Pull out from the material below all lines with "chart".
◆ ◆ ◆ ◆ ◆
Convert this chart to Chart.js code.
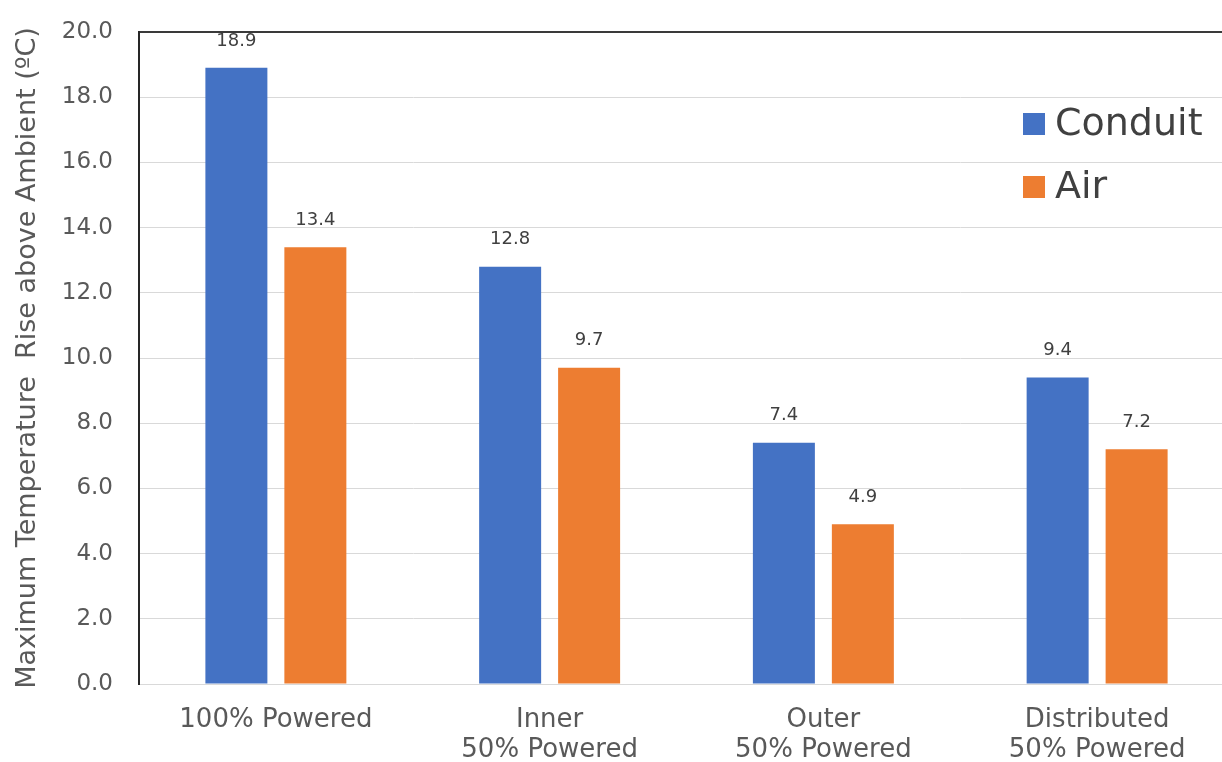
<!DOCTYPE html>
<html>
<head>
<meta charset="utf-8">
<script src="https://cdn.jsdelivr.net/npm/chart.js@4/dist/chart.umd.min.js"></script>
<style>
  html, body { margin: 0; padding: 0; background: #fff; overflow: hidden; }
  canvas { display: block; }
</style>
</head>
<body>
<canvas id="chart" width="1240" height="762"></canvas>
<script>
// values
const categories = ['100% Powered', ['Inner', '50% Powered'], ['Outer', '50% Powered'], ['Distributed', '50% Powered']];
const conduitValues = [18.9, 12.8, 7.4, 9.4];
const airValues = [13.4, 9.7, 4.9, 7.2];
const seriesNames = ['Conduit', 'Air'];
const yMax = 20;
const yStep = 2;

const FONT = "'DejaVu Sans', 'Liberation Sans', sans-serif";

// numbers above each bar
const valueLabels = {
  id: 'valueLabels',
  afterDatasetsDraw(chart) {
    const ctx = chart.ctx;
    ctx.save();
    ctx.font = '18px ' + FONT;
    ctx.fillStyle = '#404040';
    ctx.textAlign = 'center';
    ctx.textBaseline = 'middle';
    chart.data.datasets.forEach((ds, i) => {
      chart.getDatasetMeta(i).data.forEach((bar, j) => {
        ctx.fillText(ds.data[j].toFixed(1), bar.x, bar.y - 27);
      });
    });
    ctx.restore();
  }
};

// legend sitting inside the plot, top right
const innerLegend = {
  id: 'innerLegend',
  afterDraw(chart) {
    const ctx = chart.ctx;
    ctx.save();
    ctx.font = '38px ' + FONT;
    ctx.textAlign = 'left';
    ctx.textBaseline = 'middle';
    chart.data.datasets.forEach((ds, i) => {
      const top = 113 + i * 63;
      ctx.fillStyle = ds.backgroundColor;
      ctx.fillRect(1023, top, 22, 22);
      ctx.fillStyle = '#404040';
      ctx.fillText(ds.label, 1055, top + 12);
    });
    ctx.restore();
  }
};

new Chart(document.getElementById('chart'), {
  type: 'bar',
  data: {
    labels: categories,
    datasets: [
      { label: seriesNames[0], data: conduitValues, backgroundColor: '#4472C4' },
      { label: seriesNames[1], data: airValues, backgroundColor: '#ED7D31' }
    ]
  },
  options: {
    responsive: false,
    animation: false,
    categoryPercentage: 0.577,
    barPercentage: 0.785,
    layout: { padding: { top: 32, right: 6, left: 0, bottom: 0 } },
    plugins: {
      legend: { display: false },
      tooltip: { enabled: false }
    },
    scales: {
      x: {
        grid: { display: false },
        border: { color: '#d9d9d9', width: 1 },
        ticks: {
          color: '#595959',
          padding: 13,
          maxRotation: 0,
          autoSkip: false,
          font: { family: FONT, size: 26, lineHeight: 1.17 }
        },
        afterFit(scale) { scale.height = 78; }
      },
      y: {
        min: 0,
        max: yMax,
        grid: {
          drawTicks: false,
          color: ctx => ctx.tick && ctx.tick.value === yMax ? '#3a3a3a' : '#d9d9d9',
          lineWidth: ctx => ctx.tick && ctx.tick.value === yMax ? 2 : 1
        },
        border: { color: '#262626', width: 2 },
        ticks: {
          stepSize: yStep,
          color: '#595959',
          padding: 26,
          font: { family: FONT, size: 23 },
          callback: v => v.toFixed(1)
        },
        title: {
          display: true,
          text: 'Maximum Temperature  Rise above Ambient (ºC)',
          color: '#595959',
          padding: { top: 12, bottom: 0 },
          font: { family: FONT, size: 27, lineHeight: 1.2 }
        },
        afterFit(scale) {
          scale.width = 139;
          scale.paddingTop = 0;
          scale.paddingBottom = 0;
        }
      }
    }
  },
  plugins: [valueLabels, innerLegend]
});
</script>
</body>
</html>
◆ ◆ ◆ ◆ ◆
• _EXERCISE RESULT_
Convert this chart to Chart.js code.
<script src="https://cdn.jsdelivr.net/npm/chart.js@4/dist/chart.umd.min.js"></script>
<canvas id="chart" width="1240" height="762"></canvas>
  afterDatasetsDraw(chart) {
    const ctx = chart.ctx;
    chart.data.datasets.forEach((ds, i) => {
      chart.getDatasetMeta(i).data.forEach((bar, j) => {
  afterDraw(chart) {
    const ctx = chart.ctx;
    chart.data.datasets.forEach((ds, i) => {
new Chart(document.getElementById('chart'), {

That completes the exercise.